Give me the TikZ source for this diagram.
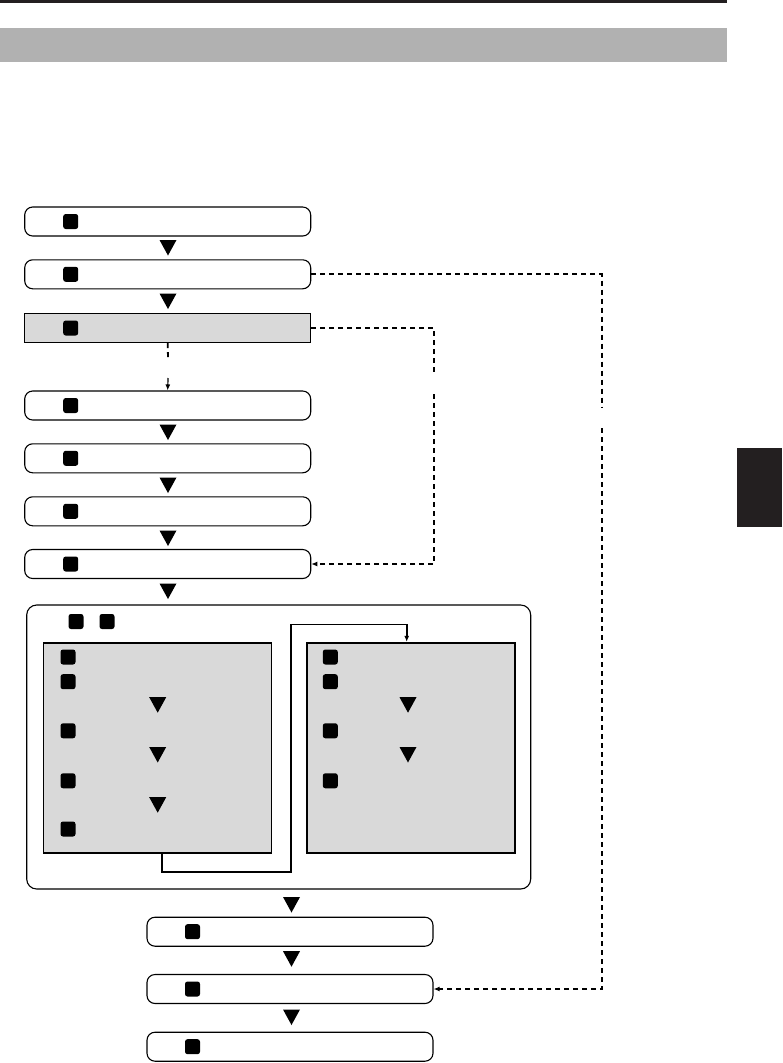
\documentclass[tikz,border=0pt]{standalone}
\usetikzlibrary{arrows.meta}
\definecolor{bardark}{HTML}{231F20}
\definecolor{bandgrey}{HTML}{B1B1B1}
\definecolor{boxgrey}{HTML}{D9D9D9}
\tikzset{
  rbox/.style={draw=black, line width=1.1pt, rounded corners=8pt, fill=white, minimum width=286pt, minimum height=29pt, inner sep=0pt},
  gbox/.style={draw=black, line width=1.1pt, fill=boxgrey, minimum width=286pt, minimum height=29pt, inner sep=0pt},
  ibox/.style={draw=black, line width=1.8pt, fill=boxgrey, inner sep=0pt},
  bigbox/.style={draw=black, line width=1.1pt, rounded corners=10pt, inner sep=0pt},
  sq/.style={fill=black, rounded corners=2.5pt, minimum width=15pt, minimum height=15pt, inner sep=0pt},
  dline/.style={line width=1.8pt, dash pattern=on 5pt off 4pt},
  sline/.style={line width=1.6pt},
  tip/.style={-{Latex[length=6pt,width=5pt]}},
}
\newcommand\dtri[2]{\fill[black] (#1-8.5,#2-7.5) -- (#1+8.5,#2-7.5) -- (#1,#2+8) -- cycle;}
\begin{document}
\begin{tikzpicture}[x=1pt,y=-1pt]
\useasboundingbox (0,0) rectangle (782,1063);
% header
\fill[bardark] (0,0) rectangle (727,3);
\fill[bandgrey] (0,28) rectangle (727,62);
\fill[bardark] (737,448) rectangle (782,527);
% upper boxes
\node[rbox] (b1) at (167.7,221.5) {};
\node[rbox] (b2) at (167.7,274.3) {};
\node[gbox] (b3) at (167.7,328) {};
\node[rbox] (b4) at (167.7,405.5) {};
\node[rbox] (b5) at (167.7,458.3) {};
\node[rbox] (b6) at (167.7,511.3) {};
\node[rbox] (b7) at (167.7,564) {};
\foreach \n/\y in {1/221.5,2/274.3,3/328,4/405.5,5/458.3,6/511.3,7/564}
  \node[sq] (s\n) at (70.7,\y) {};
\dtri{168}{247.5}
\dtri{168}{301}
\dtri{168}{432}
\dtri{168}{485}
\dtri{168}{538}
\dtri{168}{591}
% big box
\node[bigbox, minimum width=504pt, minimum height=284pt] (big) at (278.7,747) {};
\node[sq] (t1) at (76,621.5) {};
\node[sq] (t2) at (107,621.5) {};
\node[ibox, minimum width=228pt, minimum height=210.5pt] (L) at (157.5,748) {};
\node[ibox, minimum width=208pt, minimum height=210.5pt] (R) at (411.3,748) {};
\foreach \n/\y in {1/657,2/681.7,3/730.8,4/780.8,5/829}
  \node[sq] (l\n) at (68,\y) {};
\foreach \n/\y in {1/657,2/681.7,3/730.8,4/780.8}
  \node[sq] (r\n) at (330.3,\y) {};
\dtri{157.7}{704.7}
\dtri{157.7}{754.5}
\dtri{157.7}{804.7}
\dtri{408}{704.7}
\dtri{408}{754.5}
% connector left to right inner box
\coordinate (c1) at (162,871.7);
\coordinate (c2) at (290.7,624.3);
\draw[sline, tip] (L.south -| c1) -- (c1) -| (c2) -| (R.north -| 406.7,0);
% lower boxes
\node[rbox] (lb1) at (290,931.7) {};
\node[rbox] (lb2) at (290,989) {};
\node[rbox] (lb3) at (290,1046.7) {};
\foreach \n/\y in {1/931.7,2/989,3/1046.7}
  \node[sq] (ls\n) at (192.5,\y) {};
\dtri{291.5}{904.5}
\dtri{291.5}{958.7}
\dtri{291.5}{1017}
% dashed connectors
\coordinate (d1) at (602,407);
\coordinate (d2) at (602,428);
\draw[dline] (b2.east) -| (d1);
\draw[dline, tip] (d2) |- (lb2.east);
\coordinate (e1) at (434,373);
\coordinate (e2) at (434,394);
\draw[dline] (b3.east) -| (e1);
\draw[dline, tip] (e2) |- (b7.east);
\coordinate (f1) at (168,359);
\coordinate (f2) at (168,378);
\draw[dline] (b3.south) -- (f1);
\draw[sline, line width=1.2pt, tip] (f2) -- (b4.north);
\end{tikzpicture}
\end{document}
--
▶ _Instructions to follow_
Copy each line in full and exactly, omitting any picture.

▶ _The response_
Give me the TikZ source for this diagram.
\documentclass[tikz,border=0pt]{standalone}
\usetikzlibrary{arrows.meta}
\definecolor{bardark}{HTML}{231F20}
\definecolor{bandgrey}{HTML}{B1B1B1}
\definecolor{boxgrey}{HTML}{D9D9D9}
\tikzset{
  rbox/.style={draw=black, line width=1.1pt, rounded corners=8pt, fill=white, minimum width=286pt, minimum height=29pt, inner sep=0pt},
  gbox/.style={draw=black, line width=1.1pt, fill=boxgrey, minimum width=286pt, minimum height=29pt, inner sep=0pt},
  ibox/.style={draw=black, line width=1.8pt, fill=boxgrey, inner sep=0pt},
  bigbox/.style={draw=black, line width=1.1pt, rounded corners=10pt, inner sep=0pt},
  sq/.style={fill=black, rounded corners=2.5pt, minimum width=15pt, minimum height=15pt, inner sep=0pt},
  dline/.style={line width=1.8pt, dash pattern=on 5pt off 4pt},
  sline/.style={line width=1.6pt},
  tip/.style={-{Latex[length=6pt,width=5pt]}},
}
\newcommand\dtri[2]{\fill[black] (#1-8.5,#2-7.5) -- (#1+8.5,#2-7.5) -- (#1,#2+8) -- cycle;}
\begin{document}
\begin{tikzpicture}[x=1pt,y=-1pt]
\useasboundingbox (0,0) rectangle (782,1063);
% header
\fill[bardark] (0,0) rectangle (727,3);
\fill[bandgrey] (0,28) rectangle (727,62);
\fill[bardark] (737,448) rectangle (782,527);
% upper boxes
\node[rbox] (b1) at (167.7,221.5) {};
\node[rbox] (b2) at (167.7,274.3) {};
\node[gbox] (b3) at (167.7,328) {};
\node[rbox] (b4) at (167.7,405.5) {};
\node[rbox] (b5) at (167.7,458.3) {};
\node[rbox] (b6) at (167.7,511.3) {};
\node[rbox] (b7) at (167.7,564) {};
\foreach \n/\y in {1/221.5,2/274.3,3/328,4/405.5,5/458.3,6/511.3,7/564}
  \node[sq] (s\n) at (70.7,\y) {};
\dtri{168}{247.5}
\dtri{168}{301}
\dtri{168}{432}
\dtri{168}{485}
\dtri{168}{538}
\dtri{168}{591}
% big box
\node[bigbox, minimum width=504pt, minimum height=284pt] (big) at (278.7,747) {};
\node[sq] (t1) at (76,621.5) {};
\node[sq] (t2) at (107,621.5) {};
\node[ibox, minimum width=228pt, minimum height=210.5pt] (L) at (157.5,748) {};
\node[ibox, minimum width=208pt, minimum height=210.5pt] (R) at (411.3,748) {};
\foreach \n/\y in {1/657,2/681.7,3/730.8,4/780.8,5/829}
  \node[sq] (l\n) at (68,\y) {};
\foreach \n/\y in {1/657,2/681.7,3/730.8,4/780.8}
  \node[sq] (r\n) at (330.3,\y) {};
\dtri{157.7}{704.7}
\dtri{157.7}{754.5}
\dtri{157.7}{804.7}
\dtri{408}{704.7}
\dtri{408}{754.5}
% connector left to right inner box
\coordinate (c1) at (162,871.7);
\coordinate (c2) at (290.7,624.3);
\draw[sline, tip] (L.south -| c1) -- (c1) -| (c2) -| (R.north -| 406.7,0);
% lower boxes
\node[rbox] (lb1) at (290,931.7) {};
\node[rbox] (lb2) at (290,989) {};
\node[rbox] (lb3) at (290,1046.7) {};
\foreach \n/\y in {1/931.7,2/989,3/1046.7}
  \node[sq] (ls\n) at (192.5,\y) {};
\dtri{291.5}{904.5}
\dtri{291.5}{958.7}
\dtri{291.5}{1017}
% dashed connectors
\coordinate (d1) at (602,407);
\coordinate (d2) at (602,428);
\draw[dline] (b2.east) -| (d1);
\draw[dline, tip] (d2) |- (lb2.east);
\coordinate (e1) at (434,373);
\coordinate (e2) at (434,394);
\draw[dline] (b3.east) -| (e1);
\draw[dline, tip] (e2) |- (b7.east);
\coordinate (f1) at (168,359);
\coordinate (f2) at (168,378);
\draw[dline] (b3.south) -- (f1);
\draw[sline, line width=1.2pt, tip] (f2) -- (b4.north);
\end{tikzpicture}
\end{document}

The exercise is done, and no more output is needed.